Calder Trophy (rookie of the year, PHWA). Anders Lee wasn't in the conversation for this award until he started piling up goals playing with Tavares after the All-Star break and his 23 entering last night's game was one off the rookie lead.

Given Lee's relatively low profile and unflashy game, he might not be able to squeeze past either the Predators' Filip Forsberg or the Flames' Johnny Gaudreau to be a finalist, but there's a strong case to be made.

Norris Trophy (top defenseman, PHWA). Nick Leddy and Johnny Boychuk have done as much as any two Islanders to spark this season. They've put up decent point totals and, if voters are so inclined to look, are ranked at the top of the league in the Corsi and Fenwick stats that count shot attempts for and against when on the ice.

Leddy in particular is an interesting case, since like Lee he maintains a very low profile and isn't given to wild bursts of pizzazz, like with P.K. Subban and Erik Karlsson, two of the last three Norris winners.

The main problem for both Leddy and Boychuk is the sheer volume of elite defensemen currently in the league. Subban, Shea Weber, Duncan Keith, Ryan Suter, Karlsson, plus newer names like Victor Hedman and Mark Giordano likely will push Leddy and Boychuk out of contention.

Vezina Trophy (top goal-tender, voted upon by the league's general managers). Jarolsav Halak has been a huge upgrade in the Isles net. But this is the era of gaudy goaltender numbers, and despite Halak's franchise-record 34 wins, his .920 even-strength save percentage is middle of the pack.

Price, Nashville's Pekka Rinne, the Wild's Devan Dubnyk, Caps workhorse Braden Holtby . . . Halak has a tough go to get a nod.

Jack Adams Trophy (top coach, voted upon by NHL broadcasters).

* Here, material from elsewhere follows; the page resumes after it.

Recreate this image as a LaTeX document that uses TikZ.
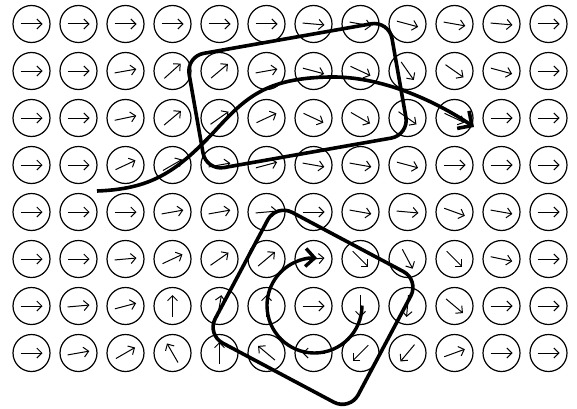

There's plenty of chatter regarding Jack Capuano's worthiness for this award and on his side is the fact that hardly any coaches have won the thing twice (Al Arbour won it just once, for crying out loud!). So new faces are welcome.

Whether the Isles' second-half cooling off will make Capuano less worthy than the host of coaches whose teams are right around the Isles in the league standings is a real unknown. Considering the Isles' dramatic turnaround, Capuano could be a finalist.

Donovan throwing his weight around

Matt Donovan played for the first time in 30 games against the Canadiens last Saturday and wanted to make sure he got himself into the game. So he threw a big hit on the Habs' Dale Weise and didn't just snap himself into it, he may have snapped the Isles coaching staff to attention.

Donovan stayed in the lineup last night. "I just told myself to go out and play [against Montreal] like I had nothing to lose and everything to gain," he said. "So I wanted to give a couple hits, take a couple and get into the game. I think it worked."